[BEGIN MATERIAL]

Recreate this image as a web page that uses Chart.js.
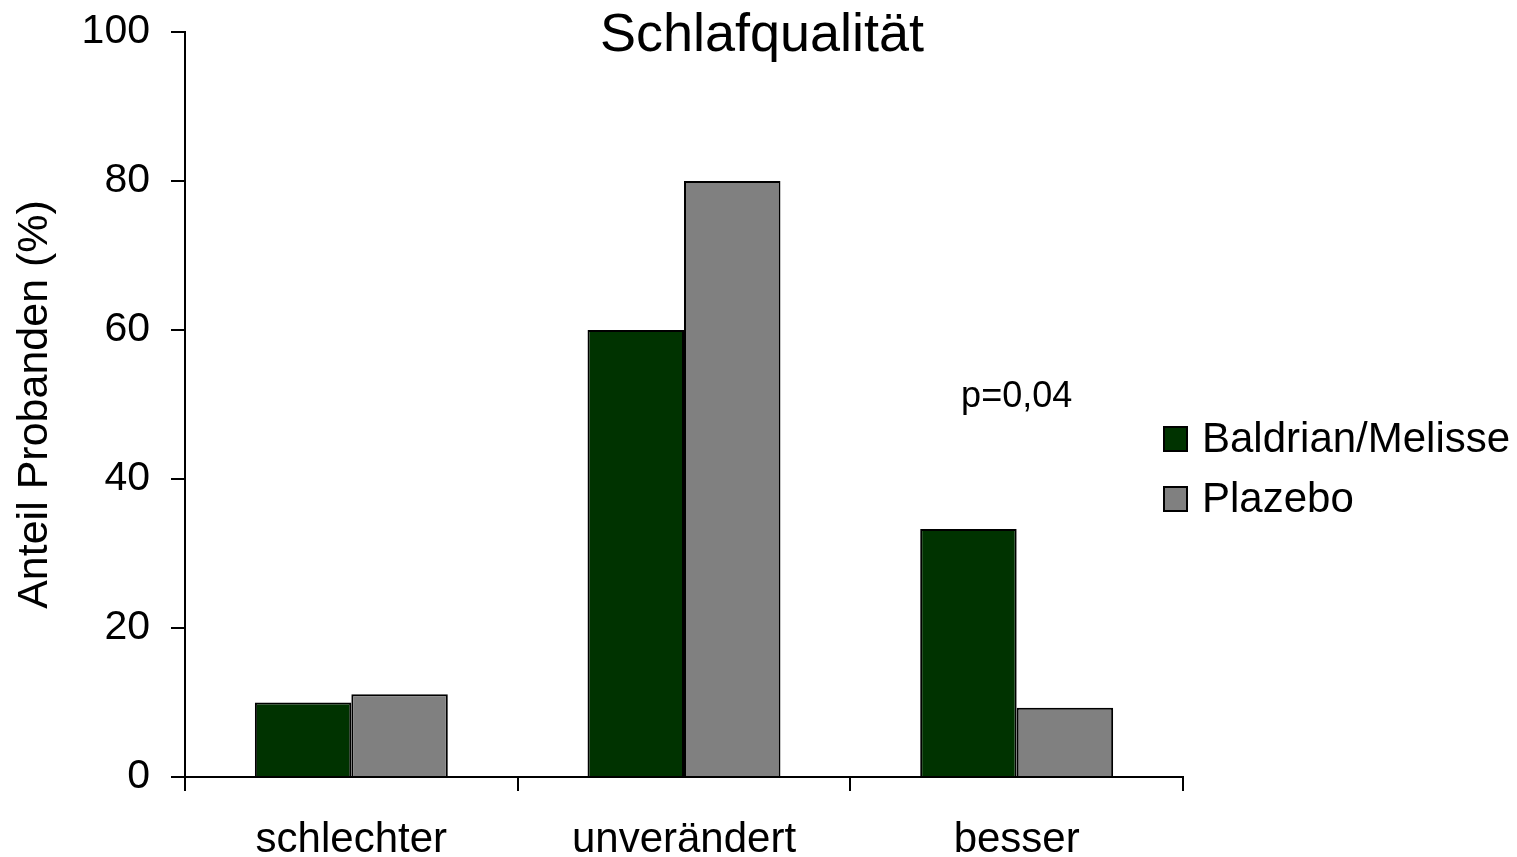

[END MATERIAL]
[BEGIN MATERIAL]

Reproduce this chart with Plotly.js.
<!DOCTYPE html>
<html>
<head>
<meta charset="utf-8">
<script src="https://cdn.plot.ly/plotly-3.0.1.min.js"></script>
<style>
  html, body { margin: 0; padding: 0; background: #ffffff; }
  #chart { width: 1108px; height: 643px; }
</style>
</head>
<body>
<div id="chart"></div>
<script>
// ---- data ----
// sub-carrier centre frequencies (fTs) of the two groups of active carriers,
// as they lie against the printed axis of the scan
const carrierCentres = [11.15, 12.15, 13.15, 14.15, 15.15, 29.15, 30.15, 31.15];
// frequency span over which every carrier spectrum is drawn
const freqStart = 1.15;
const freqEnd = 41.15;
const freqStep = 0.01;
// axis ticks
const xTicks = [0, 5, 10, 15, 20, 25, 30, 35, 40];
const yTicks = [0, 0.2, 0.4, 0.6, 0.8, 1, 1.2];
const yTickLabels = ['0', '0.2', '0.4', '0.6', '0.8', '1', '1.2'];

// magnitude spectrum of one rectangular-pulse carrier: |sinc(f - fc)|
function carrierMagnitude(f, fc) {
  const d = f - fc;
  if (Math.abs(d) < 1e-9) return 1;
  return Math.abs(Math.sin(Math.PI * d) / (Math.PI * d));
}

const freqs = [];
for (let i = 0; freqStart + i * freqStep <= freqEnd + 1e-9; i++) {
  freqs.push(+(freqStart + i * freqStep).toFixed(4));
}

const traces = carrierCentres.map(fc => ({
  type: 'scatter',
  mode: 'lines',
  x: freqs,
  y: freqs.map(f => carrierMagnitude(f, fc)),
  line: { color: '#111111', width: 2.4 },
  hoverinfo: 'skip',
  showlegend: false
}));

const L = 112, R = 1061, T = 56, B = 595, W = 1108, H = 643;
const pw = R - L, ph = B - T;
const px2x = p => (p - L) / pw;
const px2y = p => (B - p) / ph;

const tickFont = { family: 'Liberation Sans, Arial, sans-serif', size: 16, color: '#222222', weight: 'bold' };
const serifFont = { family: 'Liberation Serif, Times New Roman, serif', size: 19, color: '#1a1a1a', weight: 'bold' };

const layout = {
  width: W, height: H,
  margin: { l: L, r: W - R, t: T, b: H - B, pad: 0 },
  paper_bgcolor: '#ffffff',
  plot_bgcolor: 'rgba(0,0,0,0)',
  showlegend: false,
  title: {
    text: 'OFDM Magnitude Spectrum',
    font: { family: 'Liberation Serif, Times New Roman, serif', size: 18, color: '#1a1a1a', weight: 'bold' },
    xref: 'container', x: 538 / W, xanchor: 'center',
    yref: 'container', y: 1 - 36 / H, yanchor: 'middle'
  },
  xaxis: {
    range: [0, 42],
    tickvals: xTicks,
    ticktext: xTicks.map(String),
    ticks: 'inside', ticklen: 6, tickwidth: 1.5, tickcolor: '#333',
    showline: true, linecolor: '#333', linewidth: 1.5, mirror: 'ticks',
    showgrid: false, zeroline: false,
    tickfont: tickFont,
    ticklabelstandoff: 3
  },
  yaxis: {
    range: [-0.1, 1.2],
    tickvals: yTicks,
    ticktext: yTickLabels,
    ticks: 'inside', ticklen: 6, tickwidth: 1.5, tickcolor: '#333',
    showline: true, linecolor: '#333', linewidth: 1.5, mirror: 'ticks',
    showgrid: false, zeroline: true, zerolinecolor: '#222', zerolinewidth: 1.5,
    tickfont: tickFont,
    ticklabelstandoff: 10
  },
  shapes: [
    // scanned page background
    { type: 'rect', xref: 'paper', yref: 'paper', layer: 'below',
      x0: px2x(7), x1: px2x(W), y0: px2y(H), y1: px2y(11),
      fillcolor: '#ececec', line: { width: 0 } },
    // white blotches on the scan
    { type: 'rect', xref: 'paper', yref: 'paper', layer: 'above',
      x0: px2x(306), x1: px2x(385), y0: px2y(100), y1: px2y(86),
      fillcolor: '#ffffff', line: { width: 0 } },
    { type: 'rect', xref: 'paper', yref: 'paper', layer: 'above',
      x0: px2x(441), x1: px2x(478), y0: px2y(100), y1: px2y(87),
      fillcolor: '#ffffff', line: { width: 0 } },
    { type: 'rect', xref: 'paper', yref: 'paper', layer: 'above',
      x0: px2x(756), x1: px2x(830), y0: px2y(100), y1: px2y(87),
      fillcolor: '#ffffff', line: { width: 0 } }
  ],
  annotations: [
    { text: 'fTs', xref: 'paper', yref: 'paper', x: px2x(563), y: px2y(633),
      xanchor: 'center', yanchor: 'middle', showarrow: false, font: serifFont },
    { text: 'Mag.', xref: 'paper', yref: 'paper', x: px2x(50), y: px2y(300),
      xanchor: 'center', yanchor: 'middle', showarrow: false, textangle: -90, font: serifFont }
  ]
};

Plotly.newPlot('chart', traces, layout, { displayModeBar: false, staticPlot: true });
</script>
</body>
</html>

[END MATERIAL]

→ **WHAT THE TASK ASKS**: Scan the lines for the string "this". Copy out each line that matches.

→ **TASK RESULT**:
Recreate this image as a web page that uses Chart.js.
Reproduce this chart with Plotly.js.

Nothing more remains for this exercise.